(Task directions) Write the material out again, line by line, exactly as it is.

---

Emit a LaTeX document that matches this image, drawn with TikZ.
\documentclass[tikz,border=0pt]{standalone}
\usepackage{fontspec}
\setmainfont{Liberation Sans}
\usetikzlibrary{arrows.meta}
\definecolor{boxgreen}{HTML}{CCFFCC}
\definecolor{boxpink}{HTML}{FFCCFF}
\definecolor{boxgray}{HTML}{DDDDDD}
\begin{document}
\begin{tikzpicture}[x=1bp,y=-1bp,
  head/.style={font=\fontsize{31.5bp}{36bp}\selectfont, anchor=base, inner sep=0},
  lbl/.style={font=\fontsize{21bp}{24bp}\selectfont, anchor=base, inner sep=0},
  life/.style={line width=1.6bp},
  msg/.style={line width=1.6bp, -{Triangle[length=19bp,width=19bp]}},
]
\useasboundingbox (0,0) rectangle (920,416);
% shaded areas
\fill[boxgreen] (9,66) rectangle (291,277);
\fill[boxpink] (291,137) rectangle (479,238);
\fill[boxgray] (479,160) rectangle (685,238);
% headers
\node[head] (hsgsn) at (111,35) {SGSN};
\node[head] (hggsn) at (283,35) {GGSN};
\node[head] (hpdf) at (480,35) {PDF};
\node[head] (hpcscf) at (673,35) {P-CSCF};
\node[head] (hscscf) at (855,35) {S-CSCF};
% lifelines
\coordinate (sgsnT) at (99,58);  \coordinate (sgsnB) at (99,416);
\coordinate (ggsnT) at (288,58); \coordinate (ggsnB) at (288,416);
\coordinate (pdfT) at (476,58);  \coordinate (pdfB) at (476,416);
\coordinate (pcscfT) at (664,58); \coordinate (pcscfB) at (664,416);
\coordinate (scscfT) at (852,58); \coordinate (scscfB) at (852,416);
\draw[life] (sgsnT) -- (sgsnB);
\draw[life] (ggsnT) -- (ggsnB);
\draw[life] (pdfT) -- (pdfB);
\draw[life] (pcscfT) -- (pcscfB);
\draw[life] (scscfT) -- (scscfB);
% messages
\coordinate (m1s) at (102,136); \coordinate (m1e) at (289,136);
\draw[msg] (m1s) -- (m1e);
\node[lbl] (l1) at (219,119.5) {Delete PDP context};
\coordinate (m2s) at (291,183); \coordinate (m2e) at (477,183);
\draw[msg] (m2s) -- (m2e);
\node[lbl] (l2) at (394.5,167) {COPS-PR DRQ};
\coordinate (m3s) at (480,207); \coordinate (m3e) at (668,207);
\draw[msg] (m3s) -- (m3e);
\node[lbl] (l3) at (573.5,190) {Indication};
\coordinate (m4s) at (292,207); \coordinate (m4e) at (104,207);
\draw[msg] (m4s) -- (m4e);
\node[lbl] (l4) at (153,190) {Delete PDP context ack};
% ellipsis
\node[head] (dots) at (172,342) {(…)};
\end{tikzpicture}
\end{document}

---

(Solution to the exercise)
Emit a LaTeX document that matches this image, drawn with TikZ.
\documentclass[tikz,border=0pt]{standalone}
\usepackage{fontspec}
\setmainfont{Liberation Sans}
\usetikzlibrary{arrows.meta}
\definecolor{boxgreen}{HTML}{CCFFCC}
\definecolor{boxpink}{HTML}{FFCCFF}
\definecolor{boxgray}{HTML}{DDDDDD}
\begin{document}
\begin{tikzpicture}[x=1bp,y=-1bp,
  head/.style={font=\fontsize{31.5bp}{36bp}\selectfont, anchor=base, inner sep=0},
  lbl/.style={font=\fontsize{21bp}{24bp}\selectfont, anchor=base, inner sep=0},
  life/.style={line width=1.6bp},
  msg/.style={line width=1.6bp, -{Triangle[length=19bp,width=19bp]}},
]
\useasboundingbox (0,0) rectangle (920,416);
% shaded areas
\fill[boxgreen] (9,66) rectangle (291,277);
\fill[boxpink] (291,137) rectangle (479,238);
\fill[boxgray] (479,160) rectangle (685,238);
% headers
\node[head] (hsgsn) at (111,35) {SGSN};
\node[head] (hggsn) at (283,35) {GGSN};
\node[head] (hpdf) at (480,35) {PDF};
\node[head] (hpcscf) at (673,35) {P-CSCF};
\node[head] (hscscf) at (855,35) {S-CSCF};
% lifelines
\coordinate (sgsnT) at (99,58);  \coordinate (sgsnB) at (99,416);
\coordinate (ggsnT) at (288,58); \coordinate (ggsnB) at (288,416);
\coordinate (pdfT) at (476,58);  \coordinate (pdfB) at (476,416);
\coordinate (pcscfT) at (664,58); \coordinate (pcscfB) at (664,416);
\coordinate (scscfT) at (852,58); \coordinate (scscfB) at (852,416);
\draw[life] (sgsnT) -- (sgsnB);
\draw[life] (ggsnT) -- (ggsnB);
\draw[life] (pdfT) -- (pdfB);
\draw[life] (pcscfT) -- (pcscfB);
\draw[life] (scscfT) -- (scscfB);
% messages
\coordinate (m1s) at (102,136); \coordinate (m1e) at (289,136);
\draw[msg] (m1s) -- (m1e);
\node[lbl] (l1) at (219,119.5) {Delete PDP context};
\coordinate (m2s) at (291,183); \coordinate (m2e) at (477,183);
\draw[msg] (m2s) -- (m2e);
\node[lbl] (l2) at (394.5,167) {COPS-PR DRQ};
\coordinate (m3s) at (480,207); \coordinate (m3e) at (668,207);
\draw[msg] (m3s) -- (m3e);
\node[lbl] (l3) at (573.5,190) {Indication};
\coordinate (m4s) at (292,207); \coordinate (m4e) at (104,207);
\draw[msg] (m4s) -- (m4e);
\node[lbl] (l4) at (153,190) {Delete PDP context ack};
% ellipsis
\node[head] (dots) at (172,342) {(…)};
\end{tikzpicture}
\end{document}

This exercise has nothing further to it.